Schamber was joined on the summer’s code mission by fellow math instructors who also sang the praises of bringing a formalized computer science program for middle school students to the district.
“It fits in really great with our math enrichment program, because the very first unit you do is almost completely an unplugged unit. You’re not even on your computer at all and it really deals with just the problem-solving process and the problem-solving process is good for anything, whether you’re working a math problem, whether you’re dealing with life problems, or whether you’re trying to work on coding a computer,” said sixth-grade math instructor Becky Kosters. “The other thing that just really struck me when we went to our training in Phoenix, was how many people have been successful through learning coding, regardless of their socio-economic background, regardless if they’re a boy or girl, regardless of anything that might hold them back in some professions. It’s really being seen across the country and across the world as an opportunity for anyone. So that really appealed to me, for our kids, here, that we can really be giving them some skills and interest to build on for their future.”
Seventh-grade math instructor Sam Grant said what she took away from the training is that these types of jobs are the jobs of the future.
“So now we’re inspiring students and telling them these are jobs, dreams that you can have, things you can add to your list of what you want to be when you grow up,” Grant said. “So I have really seen that with my students. They’re very excited about these opportunities.”
Three students joined staff members in their presentation of the coding process to the board.
“At the beginning of math enrichment, we were told to make up an app with a partner,” said seventh-grader Sierra Kilander. “Basically what we decided to do was a helping app, where if you’re a teenager and you’re looking to make money, you could go on to the app and help elder people or people who are physically unable to do chores or you’re just too lazy to do chores, in order to do them.”
“After we got done doing that, so, we, moved on to our computers,” continued seventh-grade student Myka Fitzgerald. “And we were learning about html and all the coding, we were learning a new language that the computer can actually understand, so then, we were going through all the lessons and on html there was the paragraph, we were learning how to do different fonts, adding in different pictures, and telling about a different web or something.”
“When we got further into coding, we started doing background colors and we started doing font colors, paragraph colors, borderlines for the pictures. You could basically put most colors on anything you want on your website,” said eighth-grader Ivy Endres. “So, basically, what happened during then is our web page started getting more ‘out there,’ where it’s not just white, black, grey, whatever, you actually have color, where people will become more ‘into it,’ basically.”
All of the aforementioned resulted in web pages done by students, using their creativity and reflecting their passions and interests.

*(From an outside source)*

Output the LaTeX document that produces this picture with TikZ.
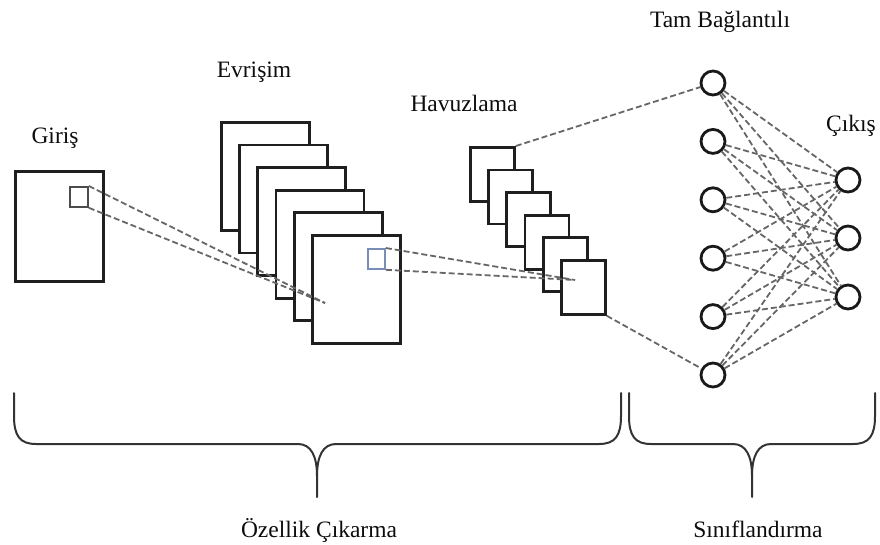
\documentclass[tikz,border=0pt]{standalone}
\usepackage{fontspec}
\setmainfont{Liberation Serif}
\definecolor{winblue}{RGB}{120,142,182}
\begin{document}
\begin{tikzpicture}[x=1pt,y=-1pt,
  lbl/.style={anchor=base, inner sep=0pt, text=black!95, font=\fontsize{23.5}{28}\selectfont},
  mapbox/.style={draw=black!88, line width=2.8pt, fill=white, inner sep=0pt, anchor=north west},
  bigmap/.style={mapbox, minimum width=88pt, minimum height=108pt},
  smallmap/.style={mapbox, minimum width=44pt, minimum height=54pt},
  window/.style={draw=#1, line width=1.8pt, inner sep=0pt, anchor=north west,
    minimum width=17pt, minimum height=20pt},
  neuron/.style={circle, draw=black!90, line width=2.8pt, fill=white, minimum size=24pt, inner sep=0pt},
  link/.style={draw=black!60, line width=1.8pt, dash pattern=on 6pt off 3pt},
  bracepath/.style={draw=black!80, line width=2pt, line cap=round, line join=round}]
\useasboundingbox (0,0) rectangle (880,544);

% input image with its receptive window
\node[bigmap, minimum height=110pt] (in) at (14,170) {};
\node[window=black!70, minimum width=18pt] (inwin) at (69,186) {};

% convolution feature maps
\foreach \i in {0,...,5}
  \node[bigmap] (c\i) at ({220+18.2*\i},{121+22.6*\i}) {};
\node[window=winblue] (cwin) at (367,248) {};

% pooled feature maps
\foreach \i in {0,...,5}
  \node[smallmap] (p\i) at ({469+18.2*\i},{146+22.6*\i}) {};

% projections of the windows
\coordinate (cfocus) at (325,303);
\coordinate (pfocus) at (575,280);
\draw[link] (inwin.north east) -- (cfocus);
\draw[link] (inwin.south east) -- (cfocus);
\draw[link] (cwin.north east) -- (pfocus);
\draw[link] (cwin.south east) -- (pfocus);

% fully connected and output layers
\foreach \i in {1,...,6}
  \node[neuron] (f\i) at (713,{83+58.4*(\i-1)}) {};
\foreach \j/\y in {1/180, 2/238, 3/297}
  \node[neuron] (o\j) at (848,\y) {};

\draw[link] (p0.north east) -- (f1);
\draw[link] (p5.south east) -- (f6);
\foreach \i in {1,...,6}
  \foreach \j in {1,2,3}
    \draw[link] (f\i) -- (o\j);

% labels
\node[lbl] (tgiris) at (55,143) {Giriş};
\node[lbl] (tevr) at (254,77) {Evrişim};
\node[lbl] (thav) at (464,111) {Havuzlama};
\node[lbl] (ttam) at (720,27) {Tam Bağlantılı};
\node[lbl] (tcik) at (851,131) {Çıkış};
\node[lbl] (tozel) at (319,537) {Özellik Çıkarma};
\node[lbl] (tsinif) at (758,537) {Sınıflandırma};

% braces grouping the two stages
\draw[bracepath] (14,393) -- (14,416) .. controls (14,436) and (20,444) .. (36,444)
  -- (298,444) .. controls (311,444) and (317,456) .. (317,476) -- (317,497);
\draw[bracepath] (317,476) .. controls (317,456) and (323,444) .. (336,444)
  -- (599,444) .. controls (615,444) and (621,436) .. (621,416) -- (621,393);
\draw[bracepath] (629,393) -- (629,416) .. controls (629,436) and (635,444) .. (651,444)
  -- (733,444) .. controls (746,444) and (752,456) .. (752,476) -- (752,497);
\draw[bracepath] (752,476) .. controls (752,456) and (758,444) .. (771,444)
  -- (853,444) .. controls (869,444) and (875,436) .. (875,416) -- (875,393);
\end{tikzpicture}
\end{document}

“They did have some requirements that they had to do,” Schamber said. “They had to do paragraphs and lists and things like that. They had all sorts of different components that they had to be able to do.”
And the variations were intriguing.
“My web page was about sports quotes, which could be funny, motivational and inspiring,” Endres said. “I had different sports, like basketball, track, cross country, because cross country isn’t like a big sport, so I decided to do that because one of my best friends is actually in it and she’s not that happy that it’s not a very well-known sport, so I wanted to put something in there for her … there’s actually a few you might find that might help get you into it, maybe. I decided to show what people say about the kind of sport, either motivational or inspiring or funny, it could be anything that they say if you want people to get into it.”
And the results were no less than amazing.
“It’s impressive to me that they’re building those web pages from scratch,” Schamber said. “I mean, they’re writing their own coding for that, they’re using their own cascading style sheets, they’re using everything that they have learned and prior to this summer, I wouldn’t have been able to do that. I mean, I didn’t have had a clue how to make that work. So, it’s really awesome to me to see these guys doing that and getting their hands wet.”
Endres expressed interest in where she would like to take her coding skills in the future.
“First of all, I always wanted to do coding, but I never thought I was good at it,” she said. “So I just kind of shut that down. But now I want to go into it even more. Because it’s going to be a future thing and we’re going to need coders and app programmers to make more things, so it would be helpful for the future with coding.”
The coding program implemented this year does have the ability to continue on into high school level, so the students can actually build projects they dream up.
“It can be where they get circuit boards and they actually create the app that they thought of,” Grant said. “They can learn how to turn things on or off through the circuit board.”
School board member Suzanne Rogers asked the students if coding was difficult to do or if it was fun.
“At first, it was really hard, but once you understood it, it got more easy, then,” Sierra said.
“I think it’s just like anything else,” said Lead-Deadwood Middle School principal Jay Beagle. “It’s up some kids’ alley, not much for others, but we’re finding that the numbers of students that are really, really interested in it, they’re just rolling with it and it’s really exciting to see that they have an interest like that and can see some connections to the future.”
School board member Tim Madsen said he likes how students can explore coding in this fashion at a young age and then have the possibility to explore further options in high school.